Mullen Flats, a 42-unit low-income housing project three and a half years in the making, finally received its groundbreaking Wednesday afternoon.

Mental Health America of West Central Indiana Chief Executive Officer Myra Wilkey, who is overseeing the project, said, “It’s pretty gratifying — I still can’t believe it’s true. Three and a half years is a long time to work on a project.”

Mullen Flats, a $14.3 million project, will be built at 2750 Elm St., next to Mental Health America’s Liberty Village, which serves veterans. The three-story building’s first floor will offer a 52-bed emergency center called the Lotus Center.

Before the ground-breaking, Wilkey told those assembled, “We do everything we can to keep people housed.”

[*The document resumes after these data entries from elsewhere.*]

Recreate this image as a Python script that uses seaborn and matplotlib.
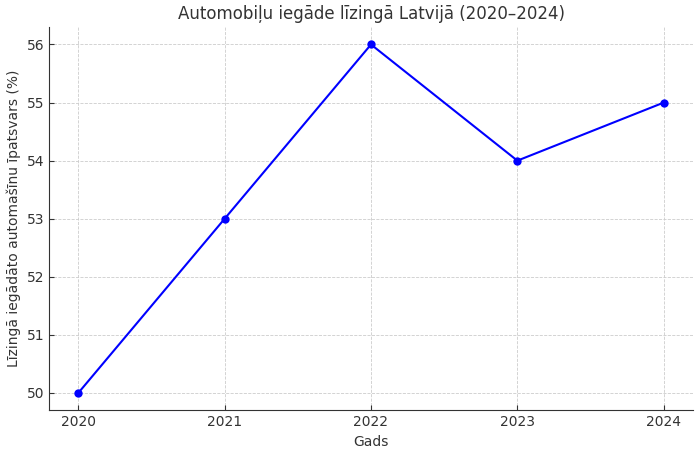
import matplotlib
matplotlib.use("Agg")
import matplotlib.pyplot as plt
import seaborn as sns
import pandas as pd

years = [2020, 2021, 2022, 2023, 2024]
share = [50, 53, 56, 54, 55]

sns.set_style("ticks")
plt.rcParams['font.family'] = ['DejaVu Sans']
plt.rcParams['text.color'] = '#333333'
plt.rcParams['axes.labelcolor'] = '#333333'
plt.rcParams['xtick.color'] = '#333333'
plt.rcParams['ytick.color'] = '#333333'
plt.rcParams['xtick.direction'] = 'in'
plt.rcParams['ytick.direction'] = 'in'

df = pd.DataFrame({'Gads': years, 'Share': share})

fig, ax = plt.subplots(figsize=(7, 4.51), dpi=100)
sns.lineplot(data=df, x='Gads', y='Share', marker='o', color='blue',
             markersize=6, markeredgewidth=0, linewidth=1.5, ax=ax)

ax.set_title('Automobiļu iegāde līzingā Latvijā (2020–2024)', fontsize=12)
ax.set_xlabel('Gads', fontsize=10)
ax.set_ylabel('Līzingā iegādāto automašīnu īpatsvars (%)', fontsize=10)
ax.set_xticks(years)
ax.set_xticklabels([str(y) for y in years])
ax.grid(True, linestyle='--', linewidth=0.6, color='#cccccc')
ax.spines['top'].set_visible(False)
ax.spines['right'].set_visible(False)
ax.spines['left'].set_color('#333333')
ax.spines['bottom'].set_color('#333333')
ax.tick_params(labelsize=10)

fig.subplots_adjust(left=0.07, right=0.99, top=0.94, bottom=0.09)
fig.savefig('out.png', dpi=100)
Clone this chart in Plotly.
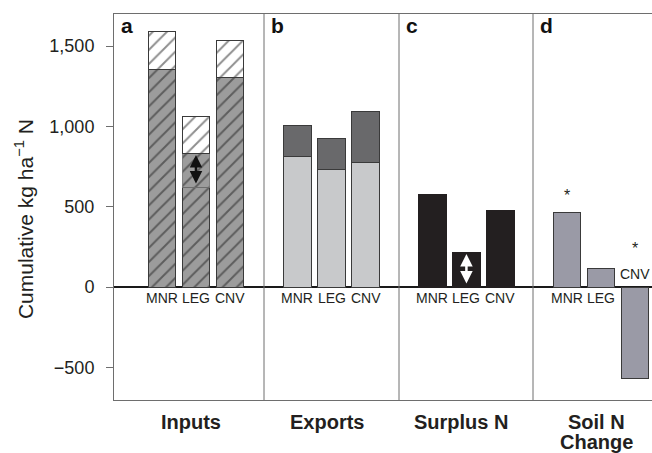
import plotly.graph_objects as go

# ---------------- data ----------------
cats = ["MNR", "LEG", "CNV"]
inputs_base = [1357, 623, 1307]      # hatched grey
inputs_mid = [0, 211, 0]             # hatched grey (LEG fixation part)
inputs_top = [231, 231, 231]         # hatched white
exports_low = [810, 735, 778]        # light grey
exports_high = [199, 193, 312]       # dark grey
surplus = [579, 218, 479]
soil_change = [467, 118, -567]
soil_sig = ["*", "", "*"]
panel_titles = ["Inputs", "Exports", "Surplus N", "Soil N<br>Change"]
panel_letters = ["a", "b", "c", "d"]
yticks = [-500, 0, 500, 1000, 1500]

FONT = "Liberation Sans, Arial, sans-serif"
TXT = "#231f20"
LINE = "#6e6e6e"
OUT = "#3a3a3a"

fig = go.Figure()

xa = ["x", "x2", "x3", "x4"]

def pat(bg):
    return dict(shape="/", bgcolor=bg, fgcolor="#1e1e1e", size=10, solidity=0.2)

# panel a: inputs
fig.add_trace(go.Bar(x=cats, y=inputs_base, xaxis="x", yaxis="y",
                     marker=dict(color="#9c9c9c", pattern=pat("#9c9c9c"),
                                 line=dict(color=OUT, width=1))))
fig.add_trace(go.Bar(x=cats, y=inputs_mid, xaxis="x", yaxis="y",
                     marker=dict(color="#9c9c9c", pattern=pat("#9c9c9c"),
                                 line=dict(color="#7a7a7a", width=0.8))))
fig.add_trace(go.Bar(x=cats, y=inputs_top, xaxis="x", yaxis="y",
                     marker=dict(color="#ffffff", pattern=pat("#ffffff"),
                                 line=dict(color=OUT, width=1))))
# panel b: exports
fig.add_trace(go.Bar(x=cats, y=exports_low, xaxis="x2", yaxis="y",
                     marker=dict(color="#c8c9cb", line=dict(color=OUT, width=1))))
fig.add_trace(go.Bar(x=cats, y=exports_high, xaxis="x2", yaxis="y",
                     marker=dict(color="#69696b", line=dict(color=OUT, width=1))))
# panel c: surplus
fig.add_trace(go.Bar(x=cats, y=surplus, xaxis="x3", yaxis="y",
                     marker=dict(color="#231f20", line=dict(color="#231f20", width=1))))
# panel d: soil N change
fig.add_trace(go.Bar(x=cats, y=soil_change, xaxis="x4", yaxis="y",
                     marker=dict(color="#9a9aa6", line=dict(color=OUT, width=1))))

annotations = []
shapes = []

# category labels near zero
for i in range(4):
    for j, c in enumerate(cats):
        above = (i == 3 and soil_change[j] < 0)
        annotations.append(dict(
            x=j, y=0, xref=xa[i], yref="y", text=c, showarrow=False,
            yanchor="bottom" if above else "top",
            yshift=3 if above else -1,
            font=dict(family=FONT, size=14, color=TXT)))

# significance stars (panel d)
for j, s in enumerate(soil_sig):
    if not s:
        continue
    v = soil_change[j]
    shift = 6 if v > 0 else 28
    annotations.append(dict(
        x=j, y=max(v, 0), xref="x4", yref="y", text=s, showarrow=False,
        yanchor="bottom", yshift=shift,
        font=dict(family=FONT, size=16, color=TXT)))

# double arrows in LEG bars
leg = cats.index("LEG")
annotations.append(dict(
    x=leg, y=inputs_base[leg] + inputs_mid[leg], ax=leg, ay=inputs_base[leg],
    xref="x", yref="y", axref="x", ayref="y", text="", showarrow=True,
    arrowside="end+start", arrowhead=2, startarrowhead=2, arrowsize=1,
    startarrowsize=1, arrowwidth=2.5, arrowcolor="#111111",
    standoff=2, startstandoff=2))
annotations.append(dict(
    x=leg, y=surplus[leg], ax=leg, ay=0,
    xref="x3", yref="y", axref="x3", ayref="y", text="", showarrow=True,
    arrowside="end+start", arrowhead=2, startarrowhead=2, arrowsize=1,
    startarrowsize=1, arrowwidth=2.5, arrowcolor="#ffffff",
    standoff=2, startstandoff=2))

# panel letters and titles
for i in range(4):
    annotations.append(dict(
        x=0, y=1, xref=xa[i] + " domain", yref="paper", text="<b>%s</b>" % panel_letters[i],
        showarrow=False, xanchor="left", yanchor="top", xshift=5, yshift=2,
        font=dict(family=FONT, size=21, color="#111111")))
    for k, line in enumerate(panel_titles[i].split("<br>")):
        annotations.append(dict(
            x=1, y=0, xref=xa[i], yref="paper", text="<b>%s</b>" % line,
            showarrow=False, xanchor="center", yanchor="top", borderpad=0,
            xshift=-5, yshift=-10 - 20 * k,
            font=dict(family=FONT, size=20, color=TXT)))
    if i > 0:
        shapes.append(dict(type="line", xref=xa[i] + " domain", yref="paper",
                           x0=0, x1=0, y0=0, y1=1, line=dict(color=LINE, width=1)))

# y-axis title
annotations.append(dict(
    x=-0.167, y=0.469, xref="paper", yref="paper", xanchor="center", yanchor="middle",
    text="Cumulative kg ha<sup>\u22121</sup> N", textangle=-90, showarrow=False,
    font=dict(family=FONT, size=21, color=TXT)))

W = 538.0
bounds = [0, 150 / W, 285 / W, 419 / W, 1.0]
ranges = [[-1.41, 3.0], [-0.985, 2.985], [-0.985, 2.96], [-1.0, 2.5]]

layout_axes = {}
for i in range(4):
    name = "xaxis" if i == 0 else "xaxis%d" % (i + 1)
    layout_axes[name] = dict(
        domain=[bounds[i], bounds[i + 1]], anchor="y", type="category",
        categoryorder="array", categoryarray=cats, range=ranges[i],
        showticklabels=False, ticks="", showgrid=False, zeroline=False,
        showline=True, mirror=True, linecolor=LINE, linewidth=1, fixedrange=True)

fig.update_layout(
    width=652, height=453,
    margin=dict(l=114, r=0, t=14, b=53),
    paper_bgcolor="white", plot_bgcolor="white",
    barmode="stack", bargap=0.18, showlegend=False,
    yaxis=dict(range=[-703, 1700], tickvals=yticks, tickformat=",",
               ticks="outside", ticklen=7, tickcolor=LINE, showline=True,
               linecolor=LINE, linewidth=1, showgrid=False,
               zeroline=True, zerolinecolor="#1a1a1a", zerolinewidth=2,
               tickfont=dict(family=FONT, size=18, color=TXT), anchor="x",
               ticklabelstandoff=8, fixedrange=True),
    annotations=annotations, shapes=shapes,
    **layout_axes)

fig.write_html("out.html", config={"displayModeBar": False},
               post_script="document.body.style.margin='0px';document.body.style.padding='0px';")
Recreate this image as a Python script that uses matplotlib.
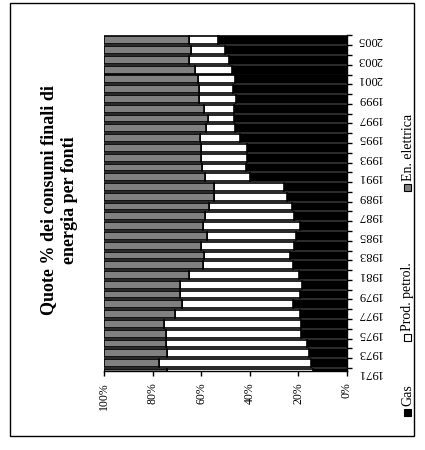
"""
Quote % dei consumi finali di energia per fonti
Stacked 100% bars, drawn turned on its side like the scanned original.
"""
import matplotlib
matplotlib.use('Agg')
import matplotlib.pyplot as plt
import matplotlib.transforms as mtransforms
from matplotlib.patches import Rectangle

plt.rcParams['font.family'] = ['Liberation Serif', 'DejaVu Serif']

# data, 1971 -> 2005 (percent shares)
years = list(range(1971, 2006))
gas = [13.9, 14.8, 15.7, 16.2, 19.0, 19.0, 19.2, 22.1, 19.2, 18.4,
       19.8, 22.2, 23.2, 21.7, 20.9, 19.4, 21.8, 22.7, 24.5, 25.7,
       39.7, 41.6, 41.1, 41.1, 44.1, 46.2, 46.3, 46.6, 45.6, 46.8,
       46.2, 47.4, 48.5, 50.3, 53.0]
petrol = [60.3, 62.5, 58.5, 58.1, 55.3, 56.3, 51.5, 45.6, 49.6, 50.2,
          45.1, 37.0, 35.6, 38.3, 36.7, 39.8, 36.6, 34.0, 30.2, 28.9,
          18.7, 17.9, 19.1, 19.1, 16.2, 11.9, 10.7, 12.1, 15.1, 13.9,
          15.1, 15.1, 16.4, 13.7, 12.0]
elec = [25.8, 22.7, 25.8, 25.7, 25.7, 24.7, 29.3, 32.3, 31.2, 31.4,
        35.1, 40.8, 41.2, 40.0, 42.4, 40.8, 41.6, 43.3, 45.3, 45.4,
        41.6, 40.5, 39.8, 39.8, 39.7, 41.9, 43.0, 41.3, 39.3, 39.3,
        38.7, 37.5, 35.1, 36.0, 35.0]
series_names = ['Gas', 'Prod. petrol.', 'En. elettrica']
pct_ticks = [0, 20, 40, 60, 80, 100]

colors = ['black', 'white', '#808080']
W, H = 425, 450

fig = plt.figure(figsize=(W / 100, H / 100), dpi=100)
ax = fig.add_axes([104 / W, 1 - 370.5 / H, 242.7 / W, 335.1 / H])

left = [0.0] * len(years)
for vals, col in zip([gas, petrol, elec], colors):
    ax.barh(years, vals, left=left, height=0.8, color=col,
            edgecolor='black', linewidth=1.2)
    left = [a + b for a, b in zip(left, vals)]

ax.set_xlim(100, 0)
ax.set_ylim(1971.235, 2005.5)

for s in ['top', 'left']:
    ax.spines[s].set_visible(False)
for s in ['right', 'bottom']:
    ax.spines[s].set_linewidth(1.0)

# value axis (bottom)
ax.set_xticks(pct_ticks)
ax.set_xticklabels([f"{p}%" for p in pct_ticks], rotation=90)
ax.tick_params(axis='x', direction='out', length=3.6, width=1.0,
               pad=5.0, labelsize=8.5)

# category axis (right side), ticks between categories
ax.yaxis.tick_right()
ax.set_yticks([y + 0.5 for y in years])
ax.tick_params(axis='y', direction='out', length=3.6, width=1.0,
               labelright=False, labelleft=False)

trans = mtransforms.blended_transform_factory(ax.transAxes, ax.transData)
for y in years[::2]:
    ax.text((357 - 104) / 242.7, y, str(y), transform=trans, rotation=180,
            ha='left', va='center', fontsize=9, clip_on=False)

# title
fig.text(59 / W, 1 - 200 / H, "Quote % dei consumi finali di\nenergia per fonti",
         rotation=90, ha='center', va='center', fontsize=13,
         fontweight='bold', linespacing=1.35, multialignment='center')

# legend, drawn by hand (rotated)
leg_sq = [412, 337, 187]   # square centre, px from top
for name, col, sy in zip(series_names, colors, leg_sq):
    fig.patches.append(Rectangle(((407 - 3.5) / W, 1 - (sy + 3.5) / H), 7 / W, 7 / H,
                                 transform=fig.transFigure, fc=col,
                                 ec='black', lw=0.8))
    fig.text(408 / W, 1 - (sy - 6) / H, name, rotation=90,
             ha='center', va='bottom', fontsize=10)

# outer frame
fig.patches.append(Rectangle((10 / W, 1 - 436 / H), 404 / W, 433 / H,
                             transform=fig.transFigure, fill=False,
                             ec='black', lw=1.0))

fig.savefig('out.png', dpi=100)
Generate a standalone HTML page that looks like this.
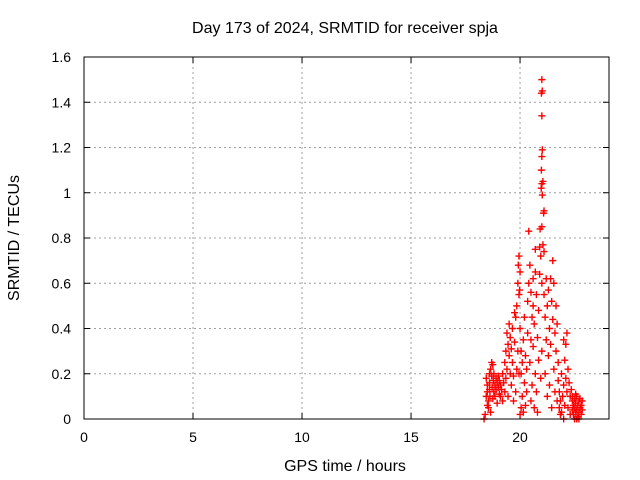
<!DOCTYPE html>
<html><head><meta charset="utf-8"><style>
body{margin:0;background:#fff}
svg{display:block;font-family:"Liberation Sans",sans-serif}
</style></head><body>
<svg id="chart" width="640" height="480" viewBox="0 0 640 480" xmlns="http://www.w3.org/2000/svg">
<rect width="640" height="480" fill="#fff"/>
<text x="345" y="33" font-size="16" text-anchor="middle">Day 173 of 2024, SRMTID for receiver spja</text>
<text transform="translate(19,238) rotate(-90)" font-size="16" text-anchor="middle">SRMTID / TECUs</text>
<text x="345" y="471" font-size="16" text-anchor="middle">GPS time / hours</text>
<g id="grid"></g>
<g id="ticks"></g>
<g id="points"></g>
<rect x="84" y="57" width="525" height="362" fill="none" stroke="#000" stroke-width="1"/>
</svg>
<script>
const xTicks=[0,5,10,15,20];
const yTicks=[0,0.2,0.4,0.6,0.8,1,1.2,1.4,1.6];
const yTickLabels=["0","0.2","0.4","0.6","0.8","1","1.2","1.4","1.6"];
const hours=[18.35,18.4,18.45,18.5,18.5,18.55,18.55,18.6,18.6,18.62,18.65,18.65,18.7,18.7,18.72,18.75,18.78,18.8,18.8,18.85,18.85,18.9,18.9,18.95,19.0,19.0,19.05,19.05,19.1,19.1,19.15,19.2,19.2,18.45,18.5,18.6,18.75,18.95,19.25,19.3,
19.3,19.35,19.35,19.4,19.4,19.45,19.45,19.5,19.5,19.55,19.55,19.6,19.6,19.65,19.65,19.7,19.7,19.75,19.75,19.8,19.8,19.85,19.85,
19.9,19.92,19.95,19.95,19.98,20.0,20.0,20.05,20.05,20.1,20.1,20.15,20.15,20.2,20.2,20.25,20.25,20.3,20.3,20.35,20.0,20.05,19.95,19.9,
20.35,20.4,20.4,20.45,20.45,20.5,20.5,20.55,20.55,20.6,20.6,20.65,20.65,20.7,20.7,20.75,20.75,20.8,20.8,20.85,20.85,20.9,20.9,20.95,20.95,21.0,21.0,20.7,20.6,20.5,
20.92,21.0,20.97,21.0,21.02,20.98,21.05,21.08,21.1,21.0,21.02,21.0,20.98,21.02,21.0,21.05,21.1,
21.1,21.15,21.15,21.2,21.2,21.25,21.25,21.3,21.3,21.35,21.35,21.4,21.4,21.45,21.45,21.5,21.5,21.55,21.55,21.6,21.6,21.65,21.65,21.7,21.7,21.75,21.75,
21.8,21.8,21.85,21.9,21.9,21.95,22.0,22.0,22.05,22.05,22.1,22.1,22.15,22.15,22.2,22.2,22.25,22.3,22.3,22.35,21.85,22.0,
22.4,22.4,22.45,22.45,22.5,22.5,22.55,22.55,22.6,22.6,22.65,22.65,22.7,22.7,22.75,22.75,22.8,22.8,22.85,22.85,22.5,22.6,22.7,22.4,22.55];
const tecu=[0.0,0.02,0.18,0.15,0.12,0.08,0.05,0.2,0.16,0.1,0.03,0.22,0.25,0.19,0.14,0.24,0.17,0.12,0.2,0.15,0.1,0.18,0.13,0.16,0.14,0.19,0.11,0.17,0.15,0.1,0.13,0.2,0.08,0.1,0.06,0.13,0.09,0.07,0.16,0.12,
0.25,0.3,0.18,0.38,0.22,0.33,0.1,0.28,0.42,0.36,0.2,0.15,0.31,0.25,0.4,0.19,0.08,0.34,0.47,0.45,0.12,0.22,0.5,
0.6,0.68,0.72,0.55,0.57,0.65,0.4,0.3,0.2,0.25,0.1,0.03,0.35,0.16,0.45,0.06,0.28,0.22,0.12,0.38,0.02,0.05,0.2,0.3,
0.52,0.6,0.83,0.68,0.25,0.56,0.08,0.45,0.15,0.62,0.32,0.05,0.42,0.75,0.2,0.55,0.12,0.36,0.03,0.48,0.26,0.76,0.64,0.72,0.18,0.6,0.3,0.65,0.5,0.35,
0.84,0.85,1.02,1.04,0.99,1.1,1.05,0.91,0.92,1.16,1.19,1.34,1.44,1.45,1.5,0.77,0.74,
0.55,0.45,0.2,0.62,0.35,0.1,0.5,0.28,0.57,0.4,0.15,0.62,0.33,0.52,0.05,0.7,0.44,0.6,0.22,0.38,0.12,0.3,0.5,0.42,0.08,0.25,0.17,
0.05,0.12,0.08,0.2,0.03,0.1,0.15,0.35,0.26,0.06,0.18,0.33,0.38,0.12,0.22,0.05,0.16,0.1,0.02,0.13,0.02,0.0,
0.08,0.04,0.06,0.02,0.09,0.05,0.03,0.07,0.1,0.04,0.06,0.01,0.08,0.03,0.05,0.09,0.02,0.06,0.04,0.08,0.0,0.0,0.0,0.1,0.11];
const X0=84,X1=609,Y0=419,Y1=57,XMAX=24.08,YMAX=1.6;
const xs=v=>X0+(X1-X0)*v/XMAX;
const ys=v=>Y0-(Y0-Y1)*v/YMAX;
const NS="http://www.w3.org/2000/svg";
const grid=document.getElementById('grid'),ticks=document.getElementById('ticks'),pts=document.getElementById('points');
function mk(tag,attrs,parent){const e=document.createElementNS(NS,tag);for(const k in attrs)e.setAttribute(k,attrs[k]);parent.appendChild(e);return e;}
xTicks.forEach(t=>{const x=xs(t);
 if(t>0){const g=mk('line',{x1:x,x2:x,y1:Y0,y2:Y1,stroke:'#a0a0a0','stroke-dasharray':'2,3'},grid);
 
 }
 mk('line',{x1:x,x2:x,y1:Y0,y2:Y0-6,stroke:'#000'},ticks);
 mk('line',{x1:x,x2:x,y1:Y1,y2:Y1+6,stroke:'#000'},ticks);
 const l=mk('text',{x:x,y:Y0+23,'font-size':14,'text-anchor':'middle'},ticks);l.textContent=t;
 
 
});
yTicks.forEach((t,i)=>{const y=ys(t);
 if(t>0&&t<YMAX){const g=mk('line',{x1:X0,x2:X1,y1:y,y2:y,stroke:'#a0a0a0','stroke-dasharray':'2,3'},grid);
 
 }
 mk('line',{x1:X0,x2:X0+6,y1:y,y2:y,stroke:'#000'},ticks);
 mk('line',{x1:X1,x2:X1-6,y1:y,y2:y,stroke:'#000'},ticks);
 const l=mk('text',{x:X0-13,y:y+5,'font-size':14,'text-anchor':'end'},ticks);l.textContent=yTickLabels[i];
 
 
});
hours.forEach((h,i)=>{const x=xs(h),y=ys(tecu[i]);
 const p=mk('path',{d:`M${x-3.5},${y}h7M${x},${y-3.5}v7`,stroke:'#ff0000','stroke-width':1.4,fill:'none'},pts);
 
 
});
</script>
</body></html>
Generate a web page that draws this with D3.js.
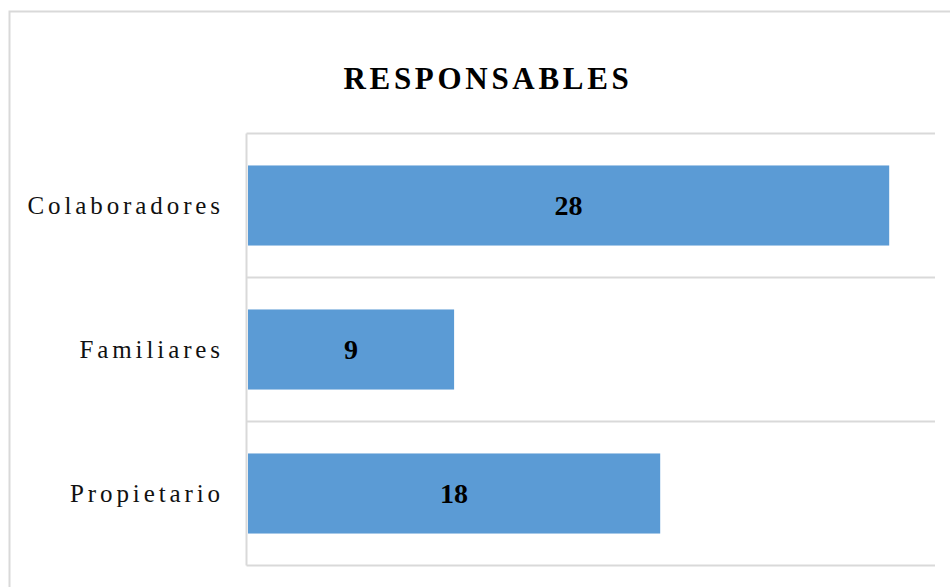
<!DOCTYPE html>
<html>
<head>
<meta charset="utf-8">
<script src="https://cdn.jsdelivr.net/npm/d3@7"></script>
<style>
  html, body { margin: 0; padding: 0; background: #fff; }
  svg { display: block; }
</style>
</head>
<body>
<svg id="chart" width="950" height="587"></svg>
<script>
// Responsables por categoría
const categories = ["Colaboradores", "Familiares", "Propietario"];
const values = [28, 9, 18];
const axisMax = 30;
const title = "RESPONSABLES";

const svg = d3.select("#chart");
const W = 950, H = 587;
const plot = { left: 246.5, right: 935, top: 133.5, bottom: 565.5 };
const grid = "#d9d9d9";
const serif = "'Liberation Serif', 'Times New Roman', serif";

// chart frame
svg.append("rect")
  .attr("x", 9.5).attr("y", 11.5)
  .attr("width", W + 20).attr("height", H + 20)
  .attr("fill", "#fff").attr("stroke", grid).attr("stroke-width", 2);

// title
svg.append("text")
  .attr("x", 488).attr("y", 89)
  .attr("text-anchor", "middle")
  .style("font-family", serif)
  .style("font-weight", "bold")
  .style("font-size", "31px")
  .style("letter-spacing", "3.7px")
  .text(title);

const x = d3.scaleLinear().domain([0, axisMax]).range([plot.left + 1.5, plot.right]);
const y = d3.scaleBand().domain(categories)
  .range([plot.top, plot.bottom])
  .paddingInner(0.444).paddingOuter(0.222);

// horizontal gridlines on category boundaries
const bounds = d3.range(categories.length + 1).map(i => plot.top + i * y.step());
svg.append("g").selectAll("line").data(bounds).join("line")
  .attr("x1", plot.left).attr("x2", plot.right)
  .attr("y1", d => d).attr("y2", d => d)
  .attr("stroke", grid).attr("stroke-width", 2);

// vertical category axis line
svg.append("line")
  .attr("x1", plot.left).attr("x2", plot.left)
  .attr("y1", plot.top).attr("y2", plot.bottom)
  .attr("stroke", grid).attr("stroke-width", 2);

// bars
svg.append("g").selectAll("rect").data(categories).join("rect")
  .attr("x", x(0))
  .attr("y", d => y(d))
  .attr("width", (d, i) => x(values[i]) - x(0))
  .attr("height", y.bandwidth())
  .attr("fill", "#5b9bd5");

// value labels inside bars
svg.append("g").selectAll("text").data(categories).join("text")
  .attr("x", (d, i) => (x(0) + x(values[i])) / 2)
  .attr("y", d => y(d) + y.bandwidth() / 2)
  .attr("dy", "0.35em")
  .attr("text-anchor", "middle")
  .style("font-family", serif)
  .style("font-weight", "bold")
  .style("font-size", "28px")
  .text((d, i) => values[i]);

// category labels
svg.append("g").selectAll("text").data(categories).join("text")
  .attr("x", 224)
  .attr("y", d => y(d) + y.bandwidth() / 2)
  .attr("dy", "0.35em")
  .attr("text-anchor", "end")
  .style("font-family", serif)
  .style("font-size", "25px")
  .style("letter-spacing", "3.9px")
  .attr("fill", "#111")
  .text(d => d);
</script>
</body>
</html>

Mullen Flats is named in honor of Donald Mullen, who served as pastor at First Congregational Church and worked with Mental Health America. He died in 2018.

“He was a longtime board member,” Wilkey said. “He helped start the Human Relations Commission. He was an advocate for humankind and did some groundbreaking work with us when we started Unity House and Unity Village.”

Terre Haute Mayor Duke Bennett, who participated in the ground-breaking, told the crowd that he grew up just a few blocks from the location and that he first connected with Mullen — whom he found inspirational — when he entered politics.

He acknowledged the lengthy process that got Mullen Flats to this point.

“Every project has its hurdles to get through,” Bennet said. “But we always persevere as a community.”

Andrea Kent of ALK Development, an Indianapolis-based real estate concern that focuses on affordable housing and partnered with Mental Health Indiana on Mullen Flats, said, “I like a ground-breaking more than a ribbon-cutting. It represents movement forward.”

The city of Terre Haute has contributed $500,000 to the project, for which construction will begin in a matter of days or weeks. Projects of this size usually require nine to 12 months to complete, though given what the project has been through in the past, any number of issues could delay that timetable.

“We have supply issues, demand issues — it depends on how that goes,” Wilkey said. “They’ve tried to steer that off on the front end so that we don’t get into a lot of that.”